I fumble for my backpack in the dark.
“What are you doing?”
I retrieve a black pistol with an orange tip.
“What is that?”
Footsteps lead down the hall toward us. Heeled shoes not even trying to be quiet. The knob jiggles. Someone bangs on the door.
A woman cries in a distant room.
Someone bangs again.
Benicio’s head snaps toward me.
Whoever is out there is still standing on the other side of the door.
“What do you want?” I suddenly call into the dark.
Benicio shoots me a glance. He shakes his head no.
“What kind of coward waits outside a door, saying nothing?” I yell.
The steps stomp away down the hall. They quickly return with a set of others, though the second sound barefoot. The woman’s cries are now muffled right outside the door.
“Bitte,” Frau Freymann says. “Mein Bruder. Die haben Ihn geschlagen.”
“What?” Benicio asks.
“They hit Herr Freymann,” I whisper.
Frau Freymann continues to weep. “Er hat ein Messer.”
Benicio looks to me for an explanation.
“He has a knife.”
“Wer, Frau Freymann?” I call out. Who?
“Der Mann. Ihr Mann. Er sagte, dass er Ihr Ehemann ist.”
“Jonathon,” I whisper. “He’s here and he has a knife.”
“We’re coming out!” Benicio yells.
If Jonathon didn’t know before that Benicio’s here, he certainly knows now.
He reaches for me. I lean into his ear and tell him I love him.

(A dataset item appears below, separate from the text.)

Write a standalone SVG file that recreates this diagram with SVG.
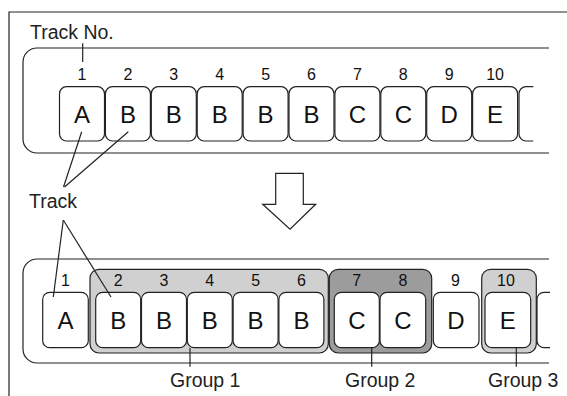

He pulls me close and tells me the same.
Steps flee from the door. Frau Freymann cries for someone to please let go.
I open the door into the dark silence.
I flip the hall switch but nothing happens.
We slowly make our way into the hall, the old pine planks groaning beneath our bare feet.
At the end of the hall near the top of the stairs a dark shape lies on the floor.
Benicio puts his hand up to stop me but I creep closer, already sure of what I’ll find.
A light from the kitchen sends a dull beam up the stairs. Herr Freymann lies on the floor at my feet, blood coming from the side of his head.
I fill with rage. “Get me a towel.” Benicio grabs one from the bathroom.
I wipe the side of Herr Freymann’s head. It’s difficult to see, but the wound doesn’t appear quite as deep as it might seem with so much blood.
He moans. He’s alive. “Help me get him to the bedroom.”
Someone is rifling through the kitchen. Furniture shifts; drawers open and close.
“They’re going to come back,” Benicio says.
“Help me,” I say, and together we pull Herr Freymann into the bedroom across the hall.
I grab a pillow off the bed and place it under his head. “He needs a doctor right away.”
“If I’m not mistaken ther
e’s one in the house.”
My head shoots up. “Stay with him.”
“Celia!”
I take off running down the stairs.
Frau Freymann sits at the kitchen table, her soft body shaking everywhere. Jonathon stands at the sink with a blond, bold-faced man, a business type in a jacket similar to Jonathon’s.
“Hello, Cee,” Jonathon says with clear, honest anger in his tone.
“I’ll sign whatever you want,” I say. “Just let them go.”
“If only it were that simple.”
I pull the pistol out from behind me and point it at Jonathon’s acquaintance. “I understand you’re a doctor,” I say. “I want you to go upstairs and take care of Herr Freymann’s head.”
Jonathon laughs. I point the pistol at him.
“I wouldn’t point that toy at me if I were you,” he says.
“You’re not me.”
“True.” He nods to the man beside him, gesturing to the pantry door.
The man makes a move to open it.
“Don’t,” I say.
“I have something for you,” Jonathon says. “Something that I think is going to simplify everything.” He gestures to the man again. “Go ahead. Open it.”
I take a step back as the pantry door swings open.
My eyes are playing tricks. What I see can’t be there. I gape into the dim pantry, but it won’t go away. It won’t turn into something that makes sense. There’s no trick of light, no optical illusion. It’s there. He’s there.
Oliver.
My son is tied to a chair, his mouth gagged with duct tape, his eyes sluggish and red. He doesn’t seem to see me. He doesn’t seem to see anything at all. Behind him stands the man who drove Jonathon to the bank. He has a kitchen knife in his hand. It rests on Oliver’s shoulder.
My mind struggles to take this in, but my heart refuses to accept it.
Jonathon’s acquaintance lets go and the door swings shut.
“Oliver!” I jab the pistol in the air at Jonathon. “He was in Minneapolis! He was with Seth!”
“You remember Maggie? Couldn’t wait to tell me everything so I could bring her boyfriend home.”